## Set exercise
Copy word for word the lines in the records below, starting at the line with "Convert this chart" and ending at the line with "price_2007, price_2008, price_2009, price_2010]". Skip the pictures.

# Start of Stored data

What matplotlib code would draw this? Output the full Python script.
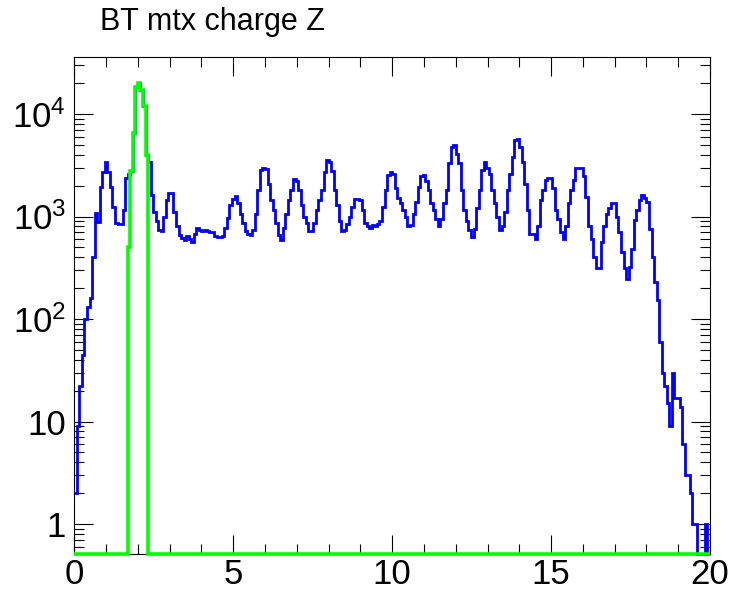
import numpy as np
import matplotlib
matplotlib.use("Agg")
import matplotlib.pyplot as plt
from matplotlib.ticker import LogLocator, MultipleLocator, NullFormatter, FixedLocator

plt.rcParams['font.family'] = ['Liberation Sans', 'DejaVu Sans']
plt.rcParams['mathtext.fontset'] = 'custom'
plt.rcParams['mathtext.rm'] = 'Liberation Sans'

# histogram range: 250 bins over charge Z 0..20
z_min, z_max, n_bins = 0, 20, 250

# all BT matrix charges (blue)
blue_counts = [
    2, 9, 22, 45, 100, 130, 160, 405, 1080, 890,
    1950, 2750, 3400, 2700, 1950, 1250, 860, 850, 840, 1160, 2400,
    2600, 2800, 6500, 18500, 20000, 17000, 12000, 4000,
    3420, 1620, 1100, 900, 740, 720, 1000, 1450, 1700, 1700, 1110, 800,
    660, 620, 590, 640, 600, 570, 680, 770, 740, 730,
    740, 720, 700, 700, 640, 630, 630, 640, 770, 960,
    1300, 1480, 1580, 1350, 1050, 860, 720, 680, 660, 740,
    1060, 1810, 2850, 3000, 2900, 2100, 1450, 1160, 860, 660,
    590, 780, 1050, 1450, 1810, 2310, 2200, 1810, 1300, 1000,
    860, 720, 720, 860, 1150, 1450, 1800, 2750, 3560, 3400,
    2800, 1800, 1300, 900, 720, 740, 850, 1000, 1250, 1470,
    1470, 1450, 1160, 860, 800, 780, 820, 800, 850, 900,
    1250, 1810, 2540, 2750, 2600, 1880, 1500, 1350, 1150, 1000,
    800, 820, 1050, 1400, 1950, 2460, 2540, 2200, 1810, 1350,
    1150, 950, 800, 950, 1350, 1810, 3320, 4800, 5000, 4100,
    3300, 1810, 1160, 900, 740, 630, 750, 1200, 1800, 2850,
    3380, 3000, 2600, 1810, 1350, 1000, 740, 800, 1100, 1800,
    2600, 3840, 5520, 5700, 4800, 3400, 2100, 1160, 680, 680,
    610, 800, 1450, 1810, 2270, 2400, 2400, 1900, 1150, 950,
    700, 610, 800, 1360, 1810, 2270, 3000, 3000, 3000, 2500,
    1560, 800, 610, 405, 315, 315, 570, 800, 1070, 1200,
    1360, 1360, 1000, 700, 450, 315, 245, 320, 480, 925,
    1160, 1450, 1620, 1500, 1400, 760, 405, 230, 154, 60,
    30, 22, 15, 9, 30, 17, 17, 14, 6, 3,
    3, 2, 1, 1, 0, 0, 0, 1, 0,
]

# Z = 2 selection (green)
green_peak = [500, 2800, 6500, 18500, 20000, 17000, 12000, 4000]
green_counts = [0] * 21 + green_peak + [0] * 221

x_ticks = [0, 5, 10, 15, 20]
y_ticks = [1, 10, 100, 1000, 10000]
y_labels = ['1', '10', r'$\mathregular{10^{2}}$', r'$\mathregular{10^{3}}$', r'$\mathregular{10^{4}}$']
title = 'BT mtx charge Z'

edges = np.linspace(z_min, z_max, n_bins + 1)
y_lo, y_hi = 0.51, 36000

fig = plt.figure(figsize=(7.32, 5.94), dpi=100)
ax = fig.add_axes([0.1015, 0.0673, 0.8685, 0.8367])
ax.set_yscale('log')

# empty bins sit on the frame bottom, like ROOT draws them
blue = np.clip(np.array(blue_counts, dtype=float), y_lo, None)
green = np.clip(np.array(green_counts, dtype=float), y_lo, None)
ax.stairs(blue, edges, color='#0000ff', lw=2.0, baseline=None, clip_on=False, zorder=3)
ax.stairs(green, edges, color='#00ff00', lw=2.6, baseline=None, clip_on=False, zorder=4)

ax.set_xlim(z_min, z_max)
ax.set_ylim(y_lo, y_hi)

ax.xaxis.set_major_locator(FixedLocator(x_ticks))
ax.xaxis.set_minor_locator(MultipleLocator(1))
ax.set_xticklabels([str(t) for t in x_ticks])
ax.yaxis.set_major_locator(FixedLocator(y_ticks))
ax.set_yticklabels(y_labels)
ax.yaxis.set_minor_locator(LogLocator(base=10, subs=np.arange(2, 10) * 1.0, numticks=20))
ax.yaxis.set_minor_formatter(NullFormatter())

ax.tick_params(which='both', direction='in', top=True, right=True, width=0.8, labelsize=25)
ax.tick_params(which='major', length=14)
ax.tick_params(which='minor', length=7)
ax.tick_params(axis='x', pad=3)
ax.tick_params(axis='y', pad=6)
for s in ax.spines.values():
    s.set_linewidth(0.8)

fig.text(0.137, 0.963, title, fontsize=22, ha='left', va='center')

fig.savefig('out.png', dpi=100)
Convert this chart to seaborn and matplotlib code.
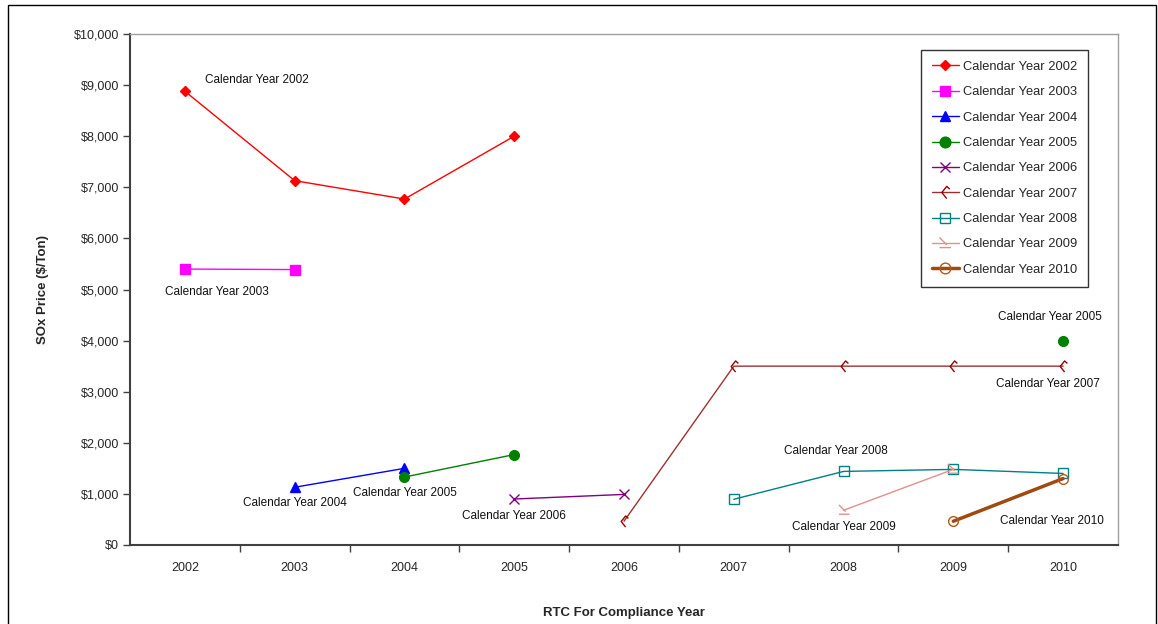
import numpy as np
import pandas as pd
import matplotlib
matplotlib.use("Agg")
import matplotlib.pyplot as plt
from matplotlib.path import Path
from matplotlib.patches import Rectangle
from matplotlib.ticker import FixedLocator, FuncFormatter
import seaborn as sns

# RTC compliance years on the category axis
rtc_years = [2002, 2003, 2004, 2005, 2006, 2007, 2008, 2009, 2010]

# SOx RTC prices ($/ton) traded in each calendar year, by compliance year
nan = np.nan
price_2002 = [8880, 7130, 6770, 8000, nan, nan, nan, nan, nan]
price_2003 = [5400, 5390, nan, nan, nan, nan, nan, nan, nan]
price_2004 = [nan, 1130, 1500, nan, nan, nan, nan, nan, nan]
price_2005 = [nan, nan, 1330, 1770, nan, nan, nan, nan, 4000]
price_2006 = [nan, nan, nan, 900, 990, nan, nan, nan, nan]
price_2007 = [nan, nan, nan, nan, 465, 3500, 3500, 3500, 3500]
price_2008 = [nan, nan, nan, nan, nan, 895, 1440, 1480, 1400]
price_2009 = [nan, nan, nan, nan, nan, nan, 680, 1480, nan]
price_2010 = [nan, nan, nan, nan, nan, nan, nan, 465, 1300]

series_names = ["Calendar Year 2002", "Calendar Year 2003", "Calendar Year 2004",
                "Calendar Year 2005", "Calendar Year 2006", "Calendar Year 2007",
                "Calendar Year 2008", "Calendar Year 2009", "Calendar Year 2010"]
series_values = [price_2002, price_2003, price_2004, price_2005, price_2006,
                 price_2007, price_2008, price_2009, price_2010]

# in-plot labels: text, x (year), y ($)
label_texts = ["Calendar Year 2002", "Calendar Year 2003", "Calendar Year 2004",
               "Calendar Year 2005", "Calendar Year 2006", "Calendar Year 2005",
               "Calendar Year 2007", "Calendar Year 2008", "Calendar Year 2009",
               "Calendar Year 2010"]
label_x = [2002.66, 2002.29, 2003.0, 2004.0, 2005.0, 2009.88, 2009.86, 2007.93, 2008.0, 2009.9]
label_y = [9100, 4950, 820, 1020, 570, 4460, 3150, 1840, 350, 470]

# custom hooked marks
hook_marker = Path([(0.7, 0.55), (0.2, 1.0), (-0.6, 0.0), (0.2, -1.0)],
                   [Path.MOVETO, Path.LINETO, Path.LINETO, Path.LINETO])
half_triangle = Path([(-0.9, 0.9), (0.2, -0.2), (-0.9, -0.6), (0.8, -0.6)],
                     [Path.MOVETO, Path.LINETO, Path.MOVETO, Path.LINETO])

styles = [
    dict(color="#FF0000", marker="D", ms=5, mfc="#FF0000", mec="#FF0000", lw=1.0),
    dict(color="#FF00FF", marker="s", ms=7, mfc="#FF00FF", mec="#FF00FF", lw=1.0),
    dict(color="#0000FF", marker="^", ms=7, mfc="#0000FF", mec="#0000FF", lw=1.0),
    dict(color="#008000", marker="o", ms=7, mfc="#008000", mec="#008000", lw=1.0),
    dict(color="#800080", marker="x", ms=7, mfc="#800080", mec="#800080", lw=1.0),
    dict(color="#A03030", marker=hook_marker, ms=8, mfc="none", mec="#990000", lw=1.0),
    dict(color="#008080", marker="s", ms=7, mfc="none", mec="#008080", lw=1.0),
    dict(color="#E09090", marker=half_triangle, ms=8, mfc="none", mec="#E09090", lw=1.0),
    dict(color="#A04A10", marker="o", ms=7, mfc="none", mec="#B05A20", lw=2.5),
]

sns.set_style("white")
plt.rcParams["font.family"] = ["Liberation Sans", "DejaVu Sans"]

fig = plt.figure(figsize=(11.58, 6.24), dpi=100)
ax = fig.add_axes([130 / 1158, 1 - 545 / 624, 988 / 1158, 511 / 624])


def contiguous_runs(years, values):
    runs, cur = [], []
    for yr, v in zip(years, values):
        if np.isnan(v):
            if cur:
                runs.append(cur)
            cur = []
        else:
            cur.append((yr, v))
    if cur:
        runs.append(cur)
    return runs


for name, vals, st in zip(series_names, series_values, styles):
    for i, run in enumerate(contiguous_runs(rtc_years, vals)):
        seg = pd.DataFrame(run, columns=["year", "price"])
        sns.lineplot(data=seg, x="year", y="price", ax=ax,
                     color=st["color"], linewidth=st["lw"],
                     marker=st["marker"], markersize=st["ms"],
                     markerfacecolor=st["mfc"], markeredgecolor=st["mec"],
                     markeredgewidth=1.0,
                     label=name if i == 0 else "_nolegend_")

for txt, lx, ly in zip(label_texts, label_x, label_y):
    ax.text(lx, ly, txt, ha="center", va="center", fontsize=8.5, color="#111111")

# axes
ax.set_xlim(2001.5, 2010.5)
ax.set_ylim(0, 10000)
ax.xaxis.set_major_locator(FixedLocator(rtc_years))
ax.xaxis.set_minor_locator(FixedLocator([y + 0.5 for y in rtc_years[:-1]]))
ax.yaxis.set_major_locator(FixedLocator(list(range(0, 10001, 1000))))
ax.yaxis.set_major_formatter(FuncFormatter(lambda v, p: "${:,.0f}".format(v)))
ax.tick_params(axis="x", which="major", length=0, pad=12, labelsize=9)
ax.tick_params(axis="x", which="minor", length=5, width=1, color="#404040", direction="out")
ax.tick_params(axis="y", which="major", length=5, width=1, color="#404040",
               direction="out", labelsize=9, pad=3)
ax.tick_params(axis="x", which="minor", bottom=True)
ax.tick_params(axis="y", left=True)

for side in ["left", "bottom"]:
    ax.spines[side].set_color("#404040")
    ax.spines[side].set_linewidth(1.5)
for side in ["top", "right"]:
    ax.spines[side].set_color("#A0A0A0")
    ax.spines[side].set_linewidth(1.0)

ax.set_xlabel("RTC For Compliance Year", fontsize=9.5, fontweight="bold", labelpad=24)
ax.set_ylabel("SOx Price ($/Ton)", fontsize=9.5, fontweight="bold", labelpad=18)

leg = ax.legend(loc="upper right", bbox_to_anchor=(0.9696, 0.9687), fontsize=9.3,
                frameon=True, fancybox=False, edgecolor="#000000",
                handlelength=2.1, labelspacing=1.03, borderpad=0.85,
                handletextpad=0.3, borderaxespad=0, markerscale=1.1)
leg.get_frame().set_linewidth(1.0)

# outer chart border
fig.patches.append(Rectangle((8 / 1158, -0.02), 1148 / 1158, 1 - 5 / 624 + 0.02,
                             transform=fig.transFigure, fill=False,
                             edgecolor="#000000", linewidth=1.0))

fig.savefig("out.png", dpi=100)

# End of Stored data

## Expected answer
Convert this chart to seaborn and matplotlib code.
import numpy as np
import pandas as pd
import matplotlib
matplotlib.use("Agg")
import matplotlib.pyplot as plt
from matplotlib.path import Path
from matplotlib.patches import Rectangle
from matplotlib.ticker import FixedLocator, FuncFormatter
import seaborn as sns

# RTC compliance years on the category axis
rtc_years = [2002, 2003, 2004, 2005, 2006, 2007, 2008, 2009, 2010]

# SOx RTC prices ($/ton) traded in each calendar year, by compliance year
nan = np.nan
price_2002 = [8880, 7130, 6770, 8000, nan, nan, nan, nan, nan]
price_2003 = [5400, 5390, nan, nan, nan, nan, nan, nan, nan]
price_2004 = [nan, 1130, 1500, nan, nan, nan, nan, nan, nan]
price_2005 = [nan, nan, 1330, 1770, nan, nan, nan, nan, 4000]
price_2006 = [nan, nan, nan, 900, 990, nan, nan, nan, nan]
price_2007 = [nan, nan, nan, nan, 465, 3500, 3500, 3500, 3500]
price_2008 = [nan, nan, nan, nan, nan, 895, 1440, 1480, 1400]
price_2009 = [nan, nan, nan, nan, nan, nan, 680, 1480, nan]
price_2010 = [nan, nan, nan, nan, nan, nan, nan, 465, 1300]

series_names = ["Calendar Year 2002", "Calendar Year 2003", "Calendar Year 2004",
                "Calendar Year 2005", "Calendar Year 2006", "Calendar Year 2007",
                "Calendar Year 2008", "Calendar Year 2009", "Calendar Year 2010"]
series_values = [price_2002, price_2003, price_2004, price_2005, price_2006,
                 price_2007, price_2008, price_2009, price_2010]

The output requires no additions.